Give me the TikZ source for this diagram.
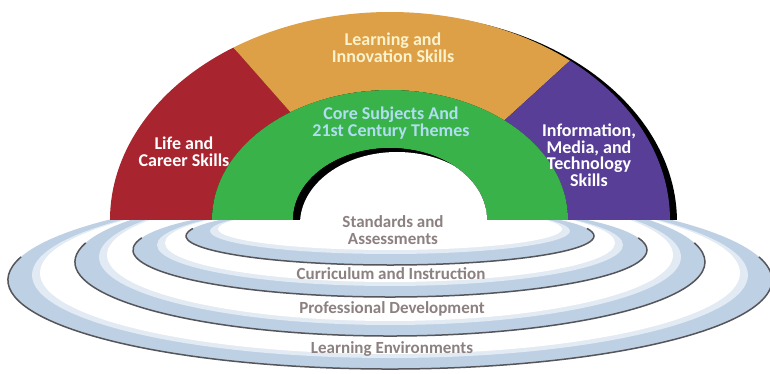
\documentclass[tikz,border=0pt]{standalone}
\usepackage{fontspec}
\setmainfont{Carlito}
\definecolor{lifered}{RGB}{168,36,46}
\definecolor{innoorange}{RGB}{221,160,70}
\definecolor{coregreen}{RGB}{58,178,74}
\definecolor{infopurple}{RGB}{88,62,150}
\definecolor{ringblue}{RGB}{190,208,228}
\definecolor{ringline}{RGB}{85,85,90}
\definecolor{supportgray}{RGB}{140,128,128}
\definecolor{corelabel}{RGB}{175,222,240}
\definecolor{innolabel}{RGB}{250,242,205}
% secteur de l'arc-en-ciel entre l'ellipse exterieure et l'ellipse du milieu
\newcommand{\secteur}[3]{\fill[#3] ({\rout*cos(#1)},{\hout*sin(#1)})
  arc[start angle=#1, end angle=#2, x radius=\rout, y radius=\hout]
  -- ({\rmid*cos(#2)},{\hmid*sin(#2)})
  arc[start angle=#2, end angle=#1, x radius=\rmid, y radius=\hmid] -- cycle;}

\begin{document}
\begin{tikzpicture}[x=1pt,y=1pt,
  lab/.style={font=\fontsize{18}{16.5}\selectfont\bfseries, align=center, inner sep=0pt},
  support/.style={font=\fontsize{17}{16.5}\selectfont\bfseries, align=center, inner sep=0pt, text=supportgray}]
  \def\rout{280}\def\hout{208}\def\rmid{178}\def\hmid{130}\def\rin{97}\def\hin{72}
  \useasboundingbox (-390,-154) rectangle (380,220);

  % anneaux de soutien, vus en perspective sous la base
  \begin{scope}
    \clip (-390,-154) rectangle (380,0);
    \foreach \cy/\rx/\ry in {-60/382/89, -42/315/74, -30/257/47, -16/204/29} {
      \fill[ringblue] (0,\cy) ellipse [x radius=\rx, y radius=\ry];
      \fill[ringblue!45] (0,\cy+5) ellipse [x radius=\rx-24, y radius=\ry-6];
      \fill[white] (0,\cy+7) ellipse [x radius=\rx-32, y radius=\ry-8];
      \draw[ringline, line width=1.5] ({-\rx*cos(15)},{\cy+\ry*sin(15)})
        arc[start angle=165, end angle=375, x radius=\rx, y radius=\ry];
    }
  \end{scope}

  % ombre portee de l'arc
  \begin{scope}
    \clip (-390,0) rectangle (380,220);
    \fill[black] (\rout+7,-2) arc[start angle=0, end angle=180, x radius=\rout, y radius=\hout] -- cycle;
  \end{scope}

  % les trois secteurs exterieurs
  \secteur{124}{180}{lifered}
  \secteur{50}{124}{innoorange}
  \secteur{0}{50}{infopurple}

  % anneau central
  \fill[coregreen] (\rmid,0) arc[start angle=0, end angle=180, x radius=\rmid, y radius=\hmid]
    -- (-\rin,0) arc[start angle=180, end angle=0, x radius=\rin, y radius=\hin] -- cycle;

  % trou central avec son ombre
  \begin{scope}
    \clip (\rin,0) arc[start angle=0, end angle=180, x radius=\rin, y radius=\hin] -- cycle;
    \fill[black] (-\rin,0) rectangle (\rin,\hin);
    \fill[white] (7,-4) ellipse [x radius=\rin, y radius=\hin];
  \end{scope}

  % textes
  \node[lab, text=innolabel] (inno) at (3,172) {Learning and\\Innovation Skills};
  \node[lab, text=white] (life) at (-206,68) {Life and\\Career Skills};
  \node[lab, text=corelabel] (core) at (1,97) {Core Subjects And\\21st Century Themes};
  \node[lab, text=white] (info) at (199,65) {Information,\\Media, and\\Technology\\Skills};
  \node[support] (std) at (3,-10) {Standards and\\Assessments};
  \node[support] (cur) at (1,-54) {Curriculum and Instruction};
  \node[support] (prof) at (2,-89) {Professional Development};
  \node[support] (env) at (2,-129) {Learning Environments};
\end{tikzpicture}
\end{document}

> _Set exercise_
Except for the pictures, give all the material above again verbatim.

> _Expected output_
Give me the TikZ source for this diagram.
\documentclass[tikz,border=0pt]{standalone}
\usepackage{fontspec}
\setmainfont{Carlito}
\definecolor{lifered}{RGB}{168,36,46}
\definecolor{innoorange}{RGB}{221,160,70}
\definecolor{coregreen}{RGB}{58,178,74}
\definecolor{infopurple}{RGB}{88,62,150}
\definecolor{ringblue}{RGB}{190,208,228}
\definecolor{ringline}{RGB}{85,85,90}
\definecolor{supportgray}{RGB}{140,128,128}
\definecolor{corelabel}{RGB}{175,222,240}
\definecolor{innolabel}{RGB}{250,242,205}
% secteur de l'arc-en-ciel entre l'ellipse exterieure et l'ellipse du milieu
\newcommand{\secteur}[3]{\fill[#3] ({\rout*cos(#1)},{\hout*sin(#1)})
  arc[start angle=#1, end angle=#2, x radius=\rout, y radius=\hout]
  -- ({\rmid*cos(#2)},{\hmid*sin(#2)})
  arc[start angle=#2, end angle=#1, x radius=\rmid, y radius=\hmid] -- cycle;}

\begin{document}
\begin{tikzpicture}[x=1pt,y=1pt,
  lab/.style={font=\fontsize{18}{16.5}\selectfont\bfseries, align=center, inner sep=0pt},
  support/.style={font=\fontsize{17}{16.5}\selectfont\bfseries, align=center, inner sep=0pt, text=supportgray}]
  \def\rout{280}\def\hout{208}\def\rmid{178}\def\hmid{130}\def\rin{97}\def\hin{72}
  \useasboundingbox (-390,-154) rectangle (380,220);

  % anneaux de soutien, vus en perspective sous la base
  \begin{scope}
    \clip (-390,-154) rectangle (380,0);
    \foreach \cy/\rx/\ry in {-60/382/89, -42/315/74, -30/257/47, -16/204/29} {
      \fill[ringblue] (0,\cy) ellipse [x radius=\rx, y radius=\ry];
      \fill[ringblue!45] (0,\cy+5) ellipse [x radius=\rx-24, y radius=\ry-6];
      \fill[white] (0,\cy+7) ellipse [x radius=\rx-32, y radius=\ry-8];
      \draw[ringline, line width=1.5] ({-\rx*cos(15)},{\cy+\ry*sin(15)})
        arc[start angle=165, end angle=375, x radius=\rx, y radius=\ry];
    }
  \end{scope}

  % ombre portee de l'arc
  \begin{scope}
    \clip (-390,0) rectangle (380,220);
    \fill[black] (\rout+7,-2) arc[start angle=0, end angle=180, x radius=\rout, y radius=\hout] -- cycle;
  \end{scope}

  % les trois secteurs exterieurs
  \secteur{124}{180}{lifered}
  \secteur{50}{124}{innoorange}
  \secteur{0}{50}{infopurple}

  % anneau central
  \fill[coregreen] (\rmid,0) arc[start angle=0, end angle=180, x radius=\rmid, y radius=\hmid]
    -- (-\rin,0) arc[start angle=180, end angle=0, x radius=\rin, y radius=\hin] -- cycle;

  % trou central avec son ombre
  \begin{scope}
    \clip (\rin,0) arc[start angle=0, end angle=180, x radius=\rin, y radius=\hin] -- cycle;
    \fill[black] (-\rin,0) rectangle (\rin,\hin);
    \fill[white] (7,-4) ellipse [x radius=\rin, y radius=\hin];
  \end{scope}

  % textes
  \node[lab, text=innolabel] (inno) at (3,172) {Learning and\\Innovation Skills};
  \node[lab, text=white] (life) at (-206,68) {Life and\\Career Skills};
  \node[lab, text=corelabel] (core) at (1,97) {Core Subjects And\\21st Century Themes};
  \node[lab, text=white] (info) at (199,65) {Information,\\Media, and\\Technology\\Skills};
  \node[support] (std) at (3,-10) {Standards and\\Assessments};
  \node[support] (cur) at (1,-54) {Curriculum and Instruction};
  \node[support] (prof) at (2,-89) {Professional Development};
  \node[support] (env) at (2,-129) {Learning Environments};
\end{tikzpicture}
\end{document}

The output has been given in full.